SOURCE MATERIAL.
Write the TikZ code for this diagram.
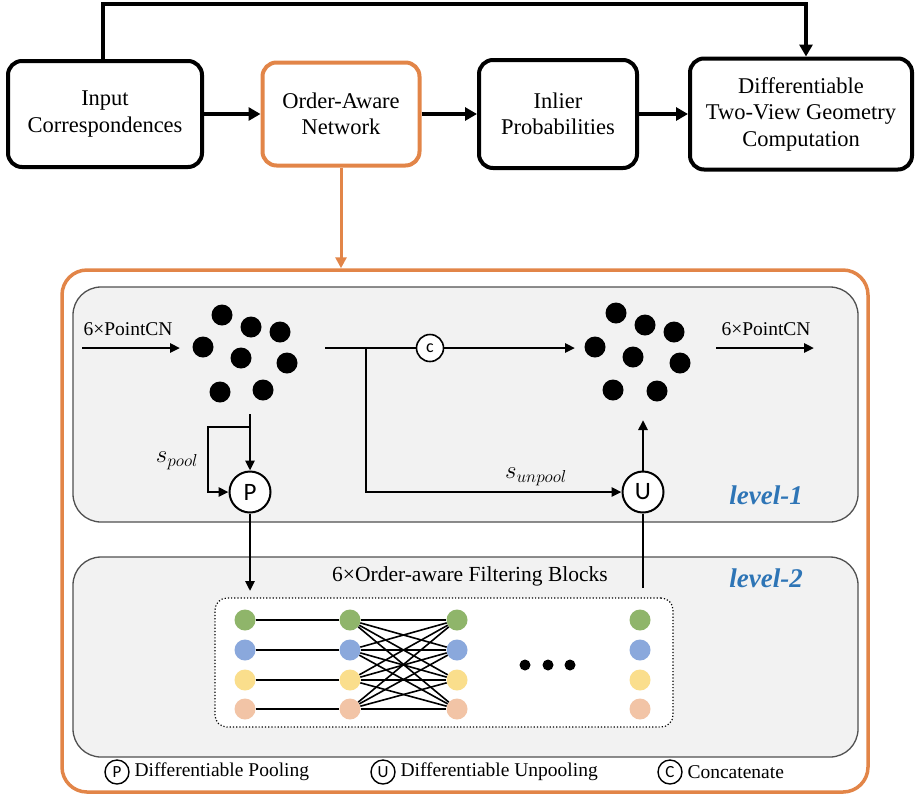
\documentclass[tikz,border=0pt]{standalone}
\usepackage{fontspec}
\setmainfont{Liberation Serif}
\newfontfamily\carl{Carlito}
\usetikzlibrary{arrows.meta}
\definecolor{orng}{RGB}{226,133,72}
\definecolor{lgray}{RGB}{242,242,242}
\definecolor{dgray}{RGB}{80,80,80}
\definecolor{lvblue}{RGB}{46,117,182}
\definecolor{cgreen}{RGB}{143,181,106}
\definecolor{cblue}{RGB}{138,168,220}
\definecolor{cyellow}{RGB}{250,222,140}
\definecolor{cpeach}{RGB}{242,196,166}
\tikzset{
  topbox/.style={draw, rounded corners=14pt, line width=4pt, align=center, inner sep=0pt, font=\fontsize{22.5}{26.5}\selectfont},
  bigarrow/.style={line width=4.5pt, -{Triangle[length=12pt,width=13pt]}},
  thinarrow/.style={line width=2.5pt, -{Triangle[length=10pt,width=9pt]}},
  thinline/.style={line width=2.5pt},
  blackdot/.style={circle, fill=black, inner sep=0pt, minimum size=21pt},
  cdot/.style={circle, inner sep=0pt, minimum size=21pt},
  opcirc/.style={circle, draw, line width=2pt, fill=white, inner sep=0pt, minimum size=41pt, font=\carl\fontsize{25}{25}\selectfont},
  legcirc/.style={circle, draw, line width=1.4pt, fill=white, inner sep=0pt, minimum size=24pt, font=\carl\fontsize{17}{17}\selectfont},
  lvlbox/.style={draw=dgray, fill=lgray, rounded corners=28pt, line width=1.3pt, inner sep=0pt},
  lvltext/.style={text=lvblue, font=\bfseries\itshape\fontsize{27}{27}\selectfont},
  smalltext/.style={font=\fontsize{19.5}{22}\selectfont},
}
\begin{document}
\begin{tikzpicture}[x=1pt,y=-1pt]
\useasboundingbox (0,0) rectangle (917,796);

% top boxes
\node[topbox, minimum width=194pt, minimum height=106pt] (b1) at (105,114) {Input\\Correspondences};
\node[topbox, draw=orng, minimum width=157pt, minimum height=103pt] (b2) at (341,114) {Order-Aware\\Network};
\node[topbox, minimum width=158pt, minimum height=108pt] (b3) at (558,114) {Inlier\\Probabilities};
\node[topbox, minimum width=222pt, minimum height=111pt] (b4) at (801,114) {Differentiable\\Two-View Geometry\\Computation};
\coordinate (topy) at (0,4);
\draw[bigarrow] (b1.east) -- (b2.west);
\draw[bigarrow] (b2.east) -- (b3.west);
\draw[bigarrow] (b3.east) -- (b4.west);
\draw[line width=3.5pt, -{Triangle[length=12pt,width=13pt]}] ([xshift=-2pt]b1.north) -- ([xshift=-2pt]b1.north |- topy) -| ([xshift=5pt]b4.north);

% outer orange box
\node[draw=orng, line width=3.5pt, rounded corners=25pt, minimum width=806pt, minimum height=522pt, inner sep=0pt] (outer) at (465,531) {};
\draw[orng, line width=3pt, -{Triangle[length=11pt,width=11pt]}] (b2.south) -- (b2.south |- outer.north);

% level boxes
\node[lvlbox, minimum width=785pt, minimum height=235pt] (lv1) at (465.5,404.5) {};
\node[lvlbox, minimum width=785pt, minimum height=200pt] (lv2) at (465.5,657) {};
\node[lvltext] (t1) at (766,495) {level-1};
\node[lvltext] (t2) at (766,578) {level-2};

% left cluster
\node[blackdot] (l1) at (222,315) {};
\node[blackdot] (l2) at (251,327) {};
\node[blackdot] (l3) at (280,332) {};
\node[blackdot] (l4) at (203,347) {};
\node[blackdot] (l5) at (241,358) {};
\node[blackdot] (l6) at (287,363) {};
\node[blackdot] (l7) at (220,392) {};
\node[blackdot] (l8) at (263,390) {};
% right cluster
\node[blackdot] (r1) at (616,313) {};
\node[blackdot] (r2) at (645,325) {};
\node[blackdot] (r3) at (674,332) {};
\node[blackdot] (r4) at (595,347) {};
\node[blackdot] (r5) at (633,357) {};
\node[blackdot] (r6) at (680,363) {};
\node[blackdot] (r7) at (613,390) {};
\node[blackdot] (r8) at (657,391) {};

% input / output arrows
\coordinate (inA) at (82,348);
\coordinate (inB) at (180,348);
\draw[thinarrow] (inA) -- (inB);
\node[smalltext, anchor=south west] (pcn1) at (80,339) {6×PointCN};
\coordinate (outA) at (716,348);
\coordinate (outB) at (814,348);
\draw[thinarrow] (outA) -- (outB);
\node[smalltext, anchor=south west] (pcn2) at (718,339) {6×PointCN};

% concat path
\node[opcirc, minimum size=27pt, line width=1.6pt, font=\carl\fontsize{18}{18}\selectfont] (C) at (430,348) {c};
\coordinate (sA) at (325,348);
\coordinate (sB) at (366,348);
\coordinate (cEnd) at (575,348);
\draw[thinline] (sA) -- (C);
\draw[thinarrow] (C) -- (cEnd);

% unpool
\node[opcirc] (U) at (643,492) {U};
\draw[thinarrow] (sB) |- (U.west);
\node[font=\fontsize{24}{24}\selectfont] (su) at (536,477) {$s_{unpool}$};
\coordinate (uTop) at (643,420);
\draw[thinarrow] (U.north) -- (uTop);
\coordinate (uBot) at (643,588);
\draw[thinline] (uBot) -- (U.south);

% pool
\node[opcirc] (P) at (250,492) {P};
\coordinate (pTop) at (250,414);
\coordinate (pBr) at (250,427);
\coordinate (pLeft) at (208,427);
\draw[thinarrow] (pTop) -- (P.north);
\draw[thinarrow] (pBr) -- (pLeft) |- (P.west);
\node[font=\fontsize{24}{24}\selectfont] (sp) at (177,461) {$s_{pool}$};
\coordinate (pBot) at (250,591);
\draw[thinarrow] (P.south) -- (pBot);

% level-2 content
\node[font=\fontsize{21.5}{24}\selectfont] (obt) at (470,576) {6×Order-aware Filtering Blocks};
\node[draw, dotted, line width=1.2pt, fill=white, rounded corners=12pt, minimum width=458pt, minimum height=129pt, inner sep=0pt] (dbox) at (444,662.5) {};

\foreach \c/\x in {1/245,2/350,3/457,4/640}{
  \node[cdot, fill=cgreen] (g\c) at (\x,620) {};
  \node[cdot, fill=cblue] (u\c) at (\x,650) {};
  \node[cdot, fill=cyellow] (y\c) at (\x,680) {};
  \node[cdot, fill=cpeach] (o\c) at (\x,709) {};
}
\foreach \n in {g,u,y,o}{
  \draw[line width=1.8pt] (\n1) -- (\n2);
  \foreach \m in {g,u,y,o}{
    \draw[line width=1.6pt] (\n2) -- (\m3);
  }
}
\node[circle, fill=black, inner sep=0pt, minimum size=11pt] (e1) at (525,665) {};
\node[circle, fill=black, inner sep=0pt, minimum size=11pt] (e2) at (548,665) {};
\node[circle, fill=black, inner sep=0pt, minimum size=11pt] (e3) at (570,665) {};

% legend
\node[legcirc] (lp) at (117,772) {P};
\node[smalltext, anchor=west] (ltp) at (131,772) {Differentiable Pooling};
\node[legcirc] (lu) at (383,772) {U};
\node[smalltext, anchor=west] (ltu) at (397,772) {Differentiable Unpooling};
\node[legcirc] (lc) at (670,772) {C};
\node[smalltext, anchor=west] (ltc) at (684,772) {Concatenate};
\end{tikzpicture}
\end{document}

* * *

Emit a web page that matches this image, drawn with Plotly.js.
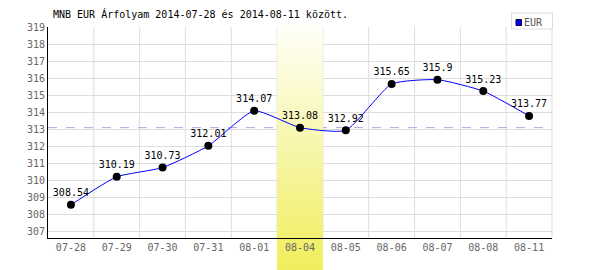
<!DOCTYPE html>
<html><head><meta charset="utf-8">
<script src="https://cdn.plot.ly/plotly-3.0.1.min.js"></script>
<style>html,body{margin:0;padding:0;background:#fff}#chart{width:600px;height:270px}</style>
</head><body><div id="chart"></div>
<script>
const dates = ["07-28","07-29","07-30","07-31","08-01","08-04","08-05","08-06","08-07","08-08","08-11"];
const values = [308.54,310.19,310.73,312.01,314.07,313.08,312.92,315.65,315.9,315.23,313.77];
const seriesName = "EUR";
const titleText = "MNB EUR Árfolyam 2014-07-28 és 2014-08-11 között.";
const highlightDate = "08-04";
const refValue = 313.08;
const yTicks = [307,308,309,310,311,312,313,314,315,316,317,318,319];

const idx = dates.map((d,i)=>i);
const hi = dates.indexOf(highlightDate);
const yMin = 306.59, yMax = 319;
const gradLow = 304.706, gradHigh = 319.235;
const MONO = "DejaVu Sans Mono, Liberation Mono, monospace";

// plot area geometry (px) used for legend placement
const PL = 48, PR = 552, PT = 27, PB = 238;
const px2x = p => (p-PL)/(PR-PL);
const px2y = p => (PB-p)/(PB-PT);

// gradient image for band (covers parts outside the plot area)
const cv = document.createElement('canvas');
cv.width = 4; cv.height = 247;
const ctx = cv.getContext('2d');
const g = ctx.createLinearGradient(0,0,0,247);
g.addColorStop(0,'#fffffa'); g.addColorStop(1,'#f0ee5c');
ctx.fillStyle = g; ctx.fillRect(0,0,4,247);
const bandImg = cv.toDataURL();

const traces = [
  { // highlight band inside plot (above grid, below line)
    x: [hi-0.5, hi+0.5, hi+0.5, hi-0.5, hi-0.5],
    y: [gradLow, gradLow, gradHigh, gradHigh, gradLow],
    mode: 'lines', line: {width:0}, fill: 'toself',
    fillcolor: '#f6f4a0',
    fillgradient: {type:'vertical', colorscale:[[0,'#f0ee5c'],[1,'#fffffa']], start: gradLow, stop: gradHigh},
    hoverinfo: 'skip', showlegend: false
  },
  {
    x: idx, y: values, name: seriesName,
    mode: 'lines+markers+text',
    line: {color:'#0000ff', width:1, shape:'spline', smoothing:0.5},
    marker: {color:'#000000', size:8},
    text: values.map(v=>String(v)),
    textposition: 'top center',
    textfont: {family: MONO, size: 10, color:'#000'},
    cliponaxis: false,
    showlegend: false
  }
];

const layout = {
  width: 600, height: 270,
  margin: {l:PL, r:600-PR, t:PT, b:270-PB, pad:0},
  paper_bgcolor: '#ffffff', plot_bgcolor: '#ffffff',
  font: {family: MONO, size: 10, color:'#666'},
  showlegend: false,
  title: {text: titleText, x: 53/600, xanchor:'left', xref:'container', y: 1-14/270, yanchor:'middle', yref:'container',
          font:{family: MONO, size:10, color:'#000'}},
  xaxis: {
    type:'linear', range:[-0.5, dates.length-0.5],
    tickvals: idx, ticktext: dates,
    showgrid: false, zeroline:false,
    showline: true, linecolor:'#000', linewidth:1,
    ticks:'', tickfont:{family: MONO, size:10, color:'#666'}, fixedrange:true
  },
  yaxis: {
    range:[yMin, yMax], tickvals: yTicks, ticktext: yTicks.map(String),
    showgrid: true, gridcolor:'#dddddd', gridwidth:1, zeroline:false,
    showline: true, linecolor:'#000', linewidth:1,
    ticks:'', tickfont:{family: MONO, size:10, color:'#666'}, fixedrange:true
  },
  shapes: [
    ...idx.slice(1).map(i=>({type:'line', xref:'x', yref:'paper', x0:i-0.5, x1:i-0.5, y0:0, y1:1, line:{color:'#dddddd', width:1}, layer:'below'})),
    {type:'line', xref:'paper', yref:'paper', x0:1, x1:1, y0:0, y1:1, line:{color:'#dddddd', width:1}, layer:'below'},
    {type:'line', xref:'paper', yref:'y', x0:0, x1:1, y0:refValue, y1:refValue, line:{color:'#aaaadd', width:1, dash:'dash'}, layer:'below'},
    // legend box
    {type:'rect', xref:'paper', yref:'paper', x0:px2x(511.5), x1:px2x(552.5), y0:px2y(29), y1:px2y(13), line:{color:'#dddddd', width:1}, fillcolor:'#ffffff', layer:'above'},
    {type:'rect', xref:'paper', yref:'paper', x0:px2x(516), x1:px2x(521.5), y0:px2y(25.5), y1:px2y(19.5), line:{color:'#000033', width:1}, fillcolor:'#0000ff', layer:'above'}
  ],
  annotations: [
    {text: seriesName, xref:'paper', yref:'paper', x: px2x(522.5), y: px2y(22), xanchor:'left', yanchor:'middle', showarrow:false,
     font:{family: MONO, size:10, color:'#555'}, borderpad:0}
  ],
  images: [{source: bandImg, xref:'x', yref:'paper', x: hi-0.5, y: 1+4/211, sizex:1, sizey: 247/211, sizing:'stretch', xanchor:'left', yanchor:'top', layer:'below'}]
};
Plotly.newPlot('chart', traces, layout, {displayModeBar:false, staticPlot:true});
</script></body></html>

...

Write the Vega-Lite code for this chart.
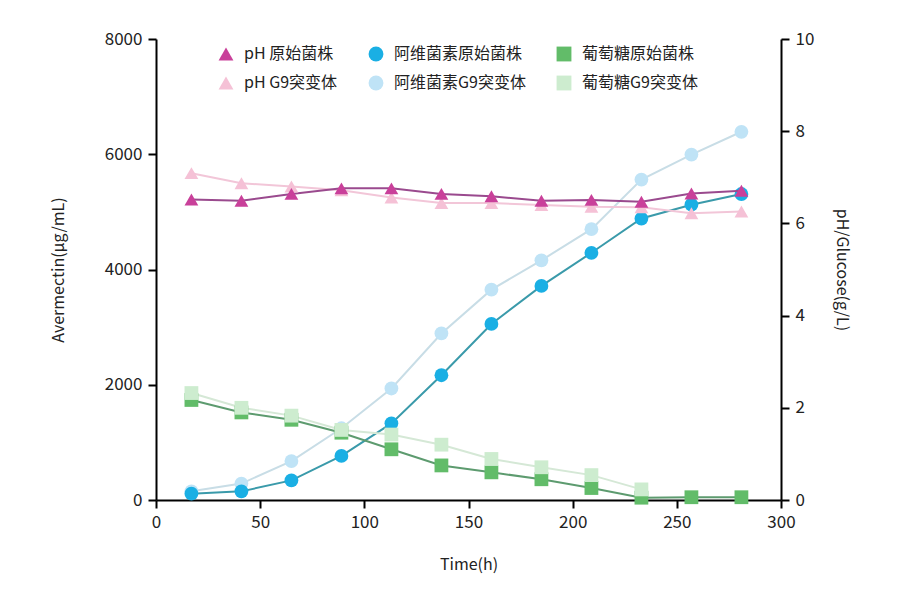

WORK REQUIRED. Go through the preceding material and copy each line that has the word "Write".

SOLUTION TO THIS EXERCISE.
Write the TikZ code for this diagram.
Write the Vega-Lite code for this chart.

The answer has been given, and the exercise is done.